*AIM*
In the following material, identify every line holding the string "this" and return it.

*ROWS*
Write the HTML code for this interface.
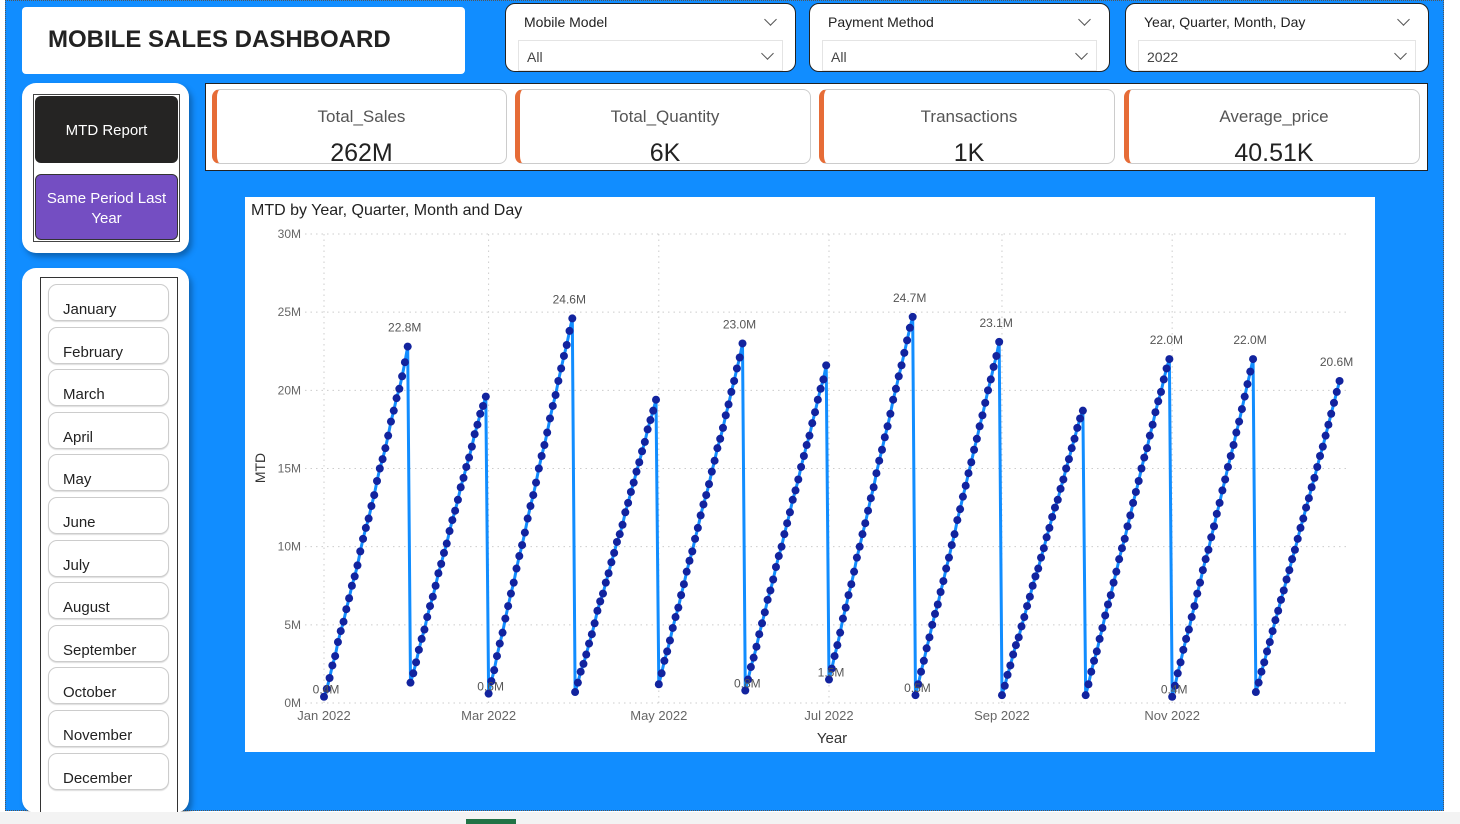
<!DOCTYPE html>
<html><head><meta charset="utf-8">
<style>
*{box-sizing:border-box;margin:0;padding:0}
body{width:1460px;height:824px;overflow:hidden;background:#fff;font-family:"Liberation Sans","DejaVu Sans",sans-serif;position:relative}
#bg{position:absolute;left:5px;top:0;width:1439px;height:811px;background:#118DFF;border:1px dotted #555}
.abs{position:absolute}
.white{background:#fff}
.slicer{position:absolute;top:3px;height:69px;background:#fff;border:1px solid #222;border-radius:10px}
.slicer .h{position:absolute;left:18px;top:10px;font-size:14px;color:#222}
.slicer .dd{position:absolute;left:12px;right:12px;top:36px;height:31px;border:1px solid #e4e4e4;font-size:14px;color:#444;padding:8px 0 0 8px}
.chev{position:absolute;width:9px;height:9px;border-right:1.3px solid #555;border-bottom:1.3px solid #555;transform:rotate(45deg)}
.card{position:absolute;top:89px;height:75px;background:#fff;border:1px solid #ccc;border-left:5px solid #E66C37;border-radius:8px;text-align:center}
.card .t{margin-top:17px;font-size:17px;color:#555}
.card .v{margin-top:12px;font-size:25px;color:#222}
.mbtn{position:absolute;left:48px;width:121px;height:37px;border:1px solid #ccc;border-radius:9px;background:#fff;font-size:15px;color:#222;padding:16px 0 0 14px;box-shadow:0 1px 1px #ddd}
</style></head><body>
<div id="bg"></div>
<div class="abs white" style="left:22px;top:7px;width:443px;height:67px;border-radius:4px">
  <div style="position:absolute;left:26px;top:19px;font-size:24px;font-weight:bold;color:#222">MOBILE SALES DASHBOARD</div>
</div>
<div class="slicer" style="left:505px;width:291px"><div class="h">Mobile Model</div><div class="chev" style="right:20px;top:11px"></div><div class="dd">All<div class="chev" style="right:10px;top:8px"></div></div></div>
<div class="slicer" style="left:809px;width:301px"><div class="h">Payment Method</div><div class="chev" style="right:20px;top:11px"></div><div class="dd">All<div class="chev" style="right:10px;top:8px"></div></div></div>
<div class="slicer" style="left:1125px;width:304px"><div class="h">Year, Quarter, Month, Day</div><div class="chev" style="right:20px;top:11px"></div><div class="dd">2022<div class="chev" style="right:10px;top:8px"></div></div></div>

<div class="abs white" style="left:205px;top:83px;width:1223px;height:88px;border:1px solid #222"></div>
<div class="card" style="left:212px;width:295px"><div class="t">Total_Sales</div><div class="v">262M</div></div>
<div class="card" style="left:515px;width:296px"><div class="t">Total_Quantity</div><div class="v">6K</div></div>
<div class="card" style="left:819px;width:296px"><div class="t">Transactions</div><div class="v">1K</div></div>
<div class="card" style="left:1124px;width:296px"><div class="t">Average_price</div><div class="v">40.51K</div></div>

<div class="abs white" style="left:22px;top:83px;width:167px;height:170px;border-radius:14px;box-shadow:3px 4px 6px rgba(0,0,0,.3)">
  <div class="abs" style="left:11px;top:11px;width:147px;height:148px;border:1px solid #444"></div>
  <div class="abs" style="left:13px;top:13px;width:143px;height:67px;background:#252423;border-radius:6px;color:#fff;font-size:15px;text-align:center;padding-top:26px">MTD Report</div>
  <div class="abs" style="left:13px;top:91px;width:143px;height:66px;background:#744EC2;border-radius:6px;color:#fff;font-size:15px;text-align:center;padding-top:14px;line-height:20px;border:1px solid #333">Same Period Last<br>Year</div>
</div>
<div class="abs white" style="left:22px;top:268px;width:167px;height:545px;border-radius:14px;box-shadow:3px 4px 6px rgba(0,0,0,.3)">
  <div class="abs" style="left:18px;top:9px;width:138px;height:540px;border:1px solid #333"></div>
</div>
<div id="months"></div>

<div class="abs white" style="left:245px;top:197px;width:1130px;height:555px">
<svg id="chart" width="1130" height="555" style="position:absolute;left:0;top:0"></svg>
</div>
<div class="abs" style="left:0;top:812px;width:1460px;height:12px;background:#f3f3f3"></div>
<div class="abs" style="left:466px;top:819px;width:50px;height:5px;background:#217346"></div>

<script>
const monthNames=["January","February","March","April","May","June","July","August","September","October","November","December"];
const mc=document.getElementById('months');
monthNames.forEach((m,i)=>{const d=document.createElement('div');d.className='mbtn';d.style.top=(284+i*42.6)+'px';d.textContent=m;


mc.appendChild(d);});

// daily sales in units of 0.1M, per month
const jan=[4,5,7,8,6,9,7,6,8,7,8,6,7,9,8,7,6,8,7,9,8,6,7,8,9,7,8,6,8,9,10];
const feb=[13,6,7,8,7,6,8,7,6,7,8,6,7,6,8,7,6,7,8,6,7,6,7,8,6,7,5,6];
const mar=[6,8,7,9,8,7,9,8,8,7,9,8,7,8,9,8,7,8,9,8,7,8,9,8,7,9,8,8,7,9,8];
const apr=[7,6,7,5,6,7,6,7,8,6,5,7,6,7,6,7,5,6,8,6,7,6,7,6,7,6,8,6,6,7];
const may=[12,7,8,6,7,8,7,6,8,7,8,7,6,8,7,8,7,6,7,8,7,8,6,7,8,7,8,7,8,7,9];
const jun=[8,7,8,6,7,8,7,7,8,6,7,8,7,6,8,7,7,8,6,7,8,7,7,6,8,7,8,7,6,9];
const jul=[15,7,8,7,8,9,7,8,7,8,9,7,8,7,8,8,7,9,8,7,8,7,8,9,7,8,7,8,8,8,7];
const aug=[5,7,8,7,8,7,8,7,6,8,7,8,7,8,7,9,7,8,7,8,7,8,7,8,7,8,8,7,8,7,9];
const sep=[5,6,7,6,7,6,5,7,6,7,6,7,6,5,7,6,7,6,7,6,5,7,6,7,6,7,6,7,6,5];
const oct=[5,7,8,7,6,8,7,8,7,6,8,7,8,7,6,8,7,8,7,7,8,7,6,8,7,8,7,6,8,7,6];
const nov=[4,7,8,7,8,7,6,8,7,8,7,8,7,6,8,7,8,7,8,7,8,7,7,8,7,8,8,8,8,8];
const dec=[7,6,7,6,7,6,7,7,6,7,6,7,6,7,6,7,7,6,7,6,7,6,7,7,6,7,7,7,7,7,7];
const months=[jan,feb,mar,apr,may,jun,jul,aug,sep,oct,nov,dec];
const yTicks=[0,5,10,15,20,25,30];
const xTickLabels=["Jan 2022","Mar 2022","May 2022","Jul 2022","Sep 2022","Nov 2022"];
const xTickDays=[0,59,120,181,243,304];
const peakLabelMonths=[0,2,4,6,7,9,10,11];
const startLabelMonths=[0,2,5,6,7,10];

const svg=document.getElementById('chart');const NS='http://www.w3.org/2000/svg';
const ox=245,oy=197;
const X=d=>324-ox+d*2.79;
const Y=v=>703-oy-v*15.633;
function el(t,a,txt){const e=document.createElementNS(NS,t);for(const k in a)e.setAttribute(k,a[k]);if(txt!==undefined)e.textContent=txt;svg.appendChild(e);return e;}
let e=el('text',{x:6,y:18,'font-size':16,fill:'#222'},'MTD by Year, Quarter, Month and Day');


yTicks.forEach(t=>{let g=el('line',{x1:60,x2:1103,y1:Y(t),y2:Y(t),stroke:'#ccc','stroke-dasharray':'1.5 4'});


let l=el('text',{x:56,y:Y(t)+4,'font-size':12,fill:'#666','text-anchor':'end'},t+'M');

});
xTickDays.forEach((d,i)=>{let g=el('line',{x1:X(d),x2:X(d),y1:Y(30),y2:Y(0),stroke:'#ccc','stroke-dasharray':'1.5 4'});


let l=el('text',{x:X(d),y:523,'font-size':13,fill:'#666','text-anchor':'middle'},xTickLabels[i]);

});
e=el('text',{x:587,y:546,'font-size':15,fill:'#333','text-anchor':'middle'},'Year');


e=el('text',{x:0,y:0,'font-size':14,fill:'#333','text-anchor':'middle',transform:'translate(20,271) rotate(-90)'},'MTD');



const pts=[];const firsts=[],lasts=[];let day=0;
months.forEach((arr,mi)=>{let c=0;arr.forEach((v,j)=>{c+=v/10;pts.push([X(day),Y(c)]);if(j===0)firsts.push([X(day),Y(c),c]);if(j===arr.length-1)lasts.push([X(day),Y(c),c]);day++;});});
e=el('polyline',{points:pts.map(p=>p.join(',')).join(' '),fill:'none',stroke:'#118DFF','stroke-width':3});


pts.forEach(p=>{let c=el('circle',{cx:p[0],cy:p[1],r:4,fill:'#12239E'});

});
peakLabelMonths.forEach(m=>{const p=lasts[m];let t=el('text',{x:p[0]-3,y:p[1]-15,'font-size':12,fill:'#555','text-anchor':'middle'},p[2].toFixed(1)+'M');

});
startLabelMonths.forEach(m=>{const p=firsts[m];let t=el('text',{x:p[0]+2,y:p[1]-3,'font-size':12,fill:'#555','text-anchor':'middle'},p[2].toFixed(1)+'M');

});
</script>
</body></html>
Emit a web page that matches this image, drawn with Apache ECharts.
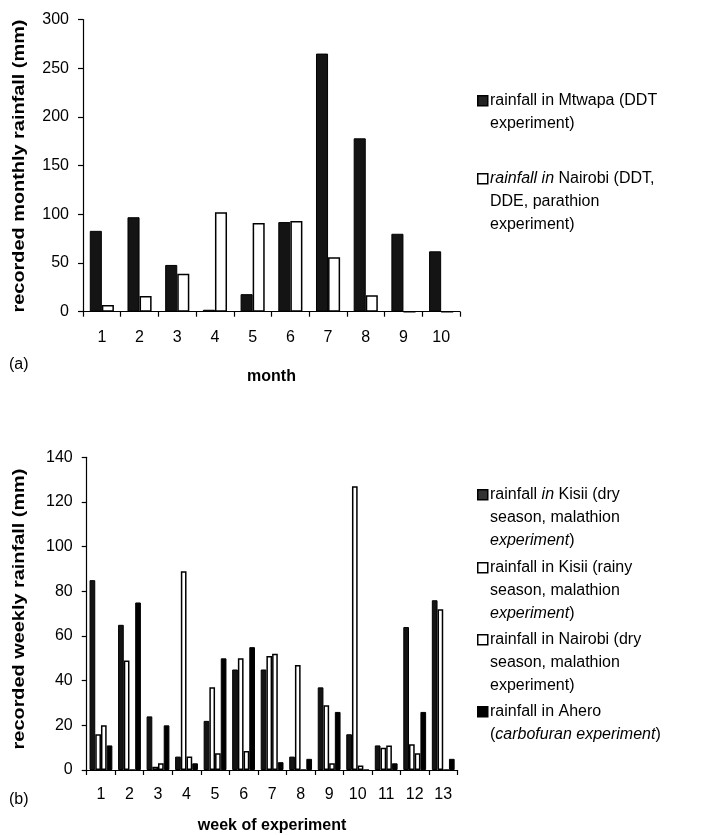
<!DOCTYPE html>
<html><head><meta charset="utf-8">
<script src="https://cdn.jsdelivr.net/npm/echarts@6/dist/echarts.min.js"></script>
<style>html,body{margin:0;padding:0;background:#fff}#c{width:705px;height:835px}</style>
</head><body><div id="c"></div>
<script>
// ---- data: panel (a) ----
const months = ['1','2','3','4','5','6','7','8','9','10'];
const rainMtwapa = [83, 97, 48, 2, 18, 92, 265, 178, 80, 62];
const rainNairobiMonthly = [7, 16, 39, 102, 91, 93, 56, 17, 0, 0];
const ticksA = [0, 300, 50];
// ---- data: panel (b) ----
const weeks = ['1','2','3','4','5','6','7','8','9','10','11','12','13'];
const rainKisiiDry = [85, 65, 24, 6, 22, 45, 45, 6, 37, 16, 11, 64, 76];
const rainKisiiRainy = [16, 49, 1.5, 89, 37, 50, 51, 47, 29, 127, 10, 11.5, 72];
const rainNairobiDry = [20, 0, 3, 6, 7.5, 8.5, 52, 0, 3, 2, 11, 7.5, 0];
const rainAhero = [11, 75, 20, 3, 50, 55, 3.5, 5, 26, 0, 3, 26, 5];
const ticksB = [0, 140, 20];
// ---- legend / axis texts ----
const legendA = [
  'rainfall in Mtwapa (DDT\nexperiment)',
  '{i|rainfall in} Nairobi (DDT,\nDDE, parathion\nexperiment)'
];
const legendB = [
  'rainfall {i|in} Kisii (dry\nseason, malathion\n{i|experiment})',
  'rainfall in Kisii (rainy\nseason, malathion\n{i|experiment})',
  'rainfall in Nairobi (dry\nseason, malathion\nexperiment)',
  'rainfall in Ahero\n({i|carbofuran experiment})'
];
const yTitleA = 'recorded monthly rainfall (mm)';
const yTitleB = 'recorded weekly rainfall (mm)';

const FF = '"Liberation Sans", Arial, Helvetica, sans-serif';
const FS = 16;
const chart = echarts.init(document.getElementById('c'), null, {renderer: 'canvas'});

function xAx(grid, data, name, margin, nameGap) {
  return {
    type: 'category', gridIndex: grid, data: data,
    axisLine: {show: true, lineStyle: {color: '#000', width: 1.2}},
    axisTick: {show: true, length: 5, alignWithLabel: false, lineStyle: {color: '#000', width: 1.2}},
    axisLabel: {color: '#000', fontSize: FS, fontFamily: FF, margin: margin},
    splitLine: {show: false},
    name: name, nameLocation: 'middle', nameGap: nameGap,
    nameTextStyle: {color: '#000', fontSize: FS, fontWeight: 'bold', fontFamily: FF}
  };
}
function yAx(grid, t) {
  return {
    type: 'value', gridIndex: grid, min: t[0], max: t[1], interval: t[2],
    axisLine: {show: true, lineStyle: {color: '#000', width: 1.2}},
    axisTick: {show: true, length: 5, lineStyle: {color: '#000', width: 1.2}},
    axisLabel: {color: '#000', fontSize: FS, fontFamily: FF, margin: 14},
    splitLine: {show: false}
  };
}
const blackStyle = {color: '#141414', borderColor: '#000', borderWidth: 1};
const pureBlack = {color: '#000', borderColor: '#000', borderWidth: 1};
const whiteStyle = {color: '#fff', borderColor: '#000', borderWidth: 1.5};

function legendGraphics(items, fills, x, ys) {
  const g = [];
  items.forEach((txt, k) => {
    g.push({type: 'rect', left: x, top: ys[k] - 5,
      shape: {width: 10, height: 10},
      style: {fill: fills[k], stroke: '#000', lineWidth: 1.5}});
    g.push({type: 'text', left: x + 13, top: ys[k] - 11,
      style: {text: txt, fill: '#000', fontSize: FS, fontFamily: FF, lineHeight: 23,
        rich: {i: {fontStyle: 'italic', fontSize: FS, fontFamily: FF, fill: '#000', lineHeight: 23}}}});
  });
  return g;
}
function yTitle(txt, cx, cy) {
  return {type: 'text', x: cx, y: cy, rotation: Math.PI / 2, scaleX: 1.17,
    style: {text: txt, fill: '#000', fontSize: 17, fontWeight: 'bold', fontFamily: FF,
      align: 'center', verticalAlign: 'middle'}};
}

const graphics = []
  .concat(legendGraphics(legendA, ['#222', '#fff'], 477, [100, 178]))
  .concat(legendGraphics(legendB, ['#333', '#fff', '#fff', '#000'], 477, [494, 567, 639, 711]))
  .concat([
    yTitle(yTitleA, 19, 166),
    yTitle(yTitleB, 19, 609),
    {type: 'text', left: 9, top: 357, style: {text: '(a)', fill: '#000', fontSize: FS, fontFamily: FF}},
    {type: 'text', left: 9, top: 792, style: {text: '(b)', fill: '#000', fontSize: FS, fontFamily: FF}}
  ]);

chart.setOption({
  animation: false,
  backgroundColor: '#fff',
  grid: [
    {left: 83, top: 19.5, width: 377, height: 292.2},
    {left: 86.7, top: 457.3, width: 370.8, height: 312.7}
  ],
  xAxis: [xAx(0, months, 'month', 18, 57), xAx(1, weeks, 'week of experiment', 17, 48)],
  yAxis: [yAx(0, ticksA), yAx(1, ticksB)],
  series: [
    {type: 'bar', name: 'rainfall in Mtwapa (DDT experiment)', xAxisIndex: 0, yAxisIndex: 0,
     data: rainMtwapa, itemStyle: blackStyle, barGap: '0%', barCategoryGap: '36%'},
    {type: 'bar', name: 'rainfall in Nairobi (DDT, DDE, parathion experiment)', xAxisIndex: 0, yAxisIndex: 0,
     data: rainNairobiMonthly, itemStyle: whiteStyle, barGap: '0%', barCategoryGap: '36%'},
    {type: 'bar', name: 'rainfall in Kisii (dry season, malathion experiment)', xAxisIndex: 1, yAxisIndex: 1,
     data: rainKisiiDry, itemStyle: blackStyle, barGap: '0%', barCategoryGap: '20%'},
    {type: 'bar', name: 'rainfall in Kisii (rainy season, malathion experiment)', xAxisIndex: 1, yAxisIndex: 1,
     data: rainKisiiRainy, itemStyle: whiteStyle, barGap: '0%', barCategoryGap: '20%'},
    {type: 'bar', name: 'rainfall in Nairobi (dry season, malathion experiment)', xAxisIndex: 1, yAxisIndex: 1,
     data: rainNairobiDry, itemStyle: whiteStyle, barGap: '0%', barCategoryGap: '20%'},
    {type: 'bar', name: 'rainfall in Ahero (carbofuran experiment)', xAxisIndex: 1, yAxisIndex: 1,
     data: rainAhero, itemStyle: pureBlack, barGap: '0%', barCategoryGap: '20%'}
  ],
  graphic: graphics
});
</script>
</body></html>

*EXERCISE ANSWER*
Write the HTML code for this interface.
Emit a web page that matches this image, drawn with Apache ECharts.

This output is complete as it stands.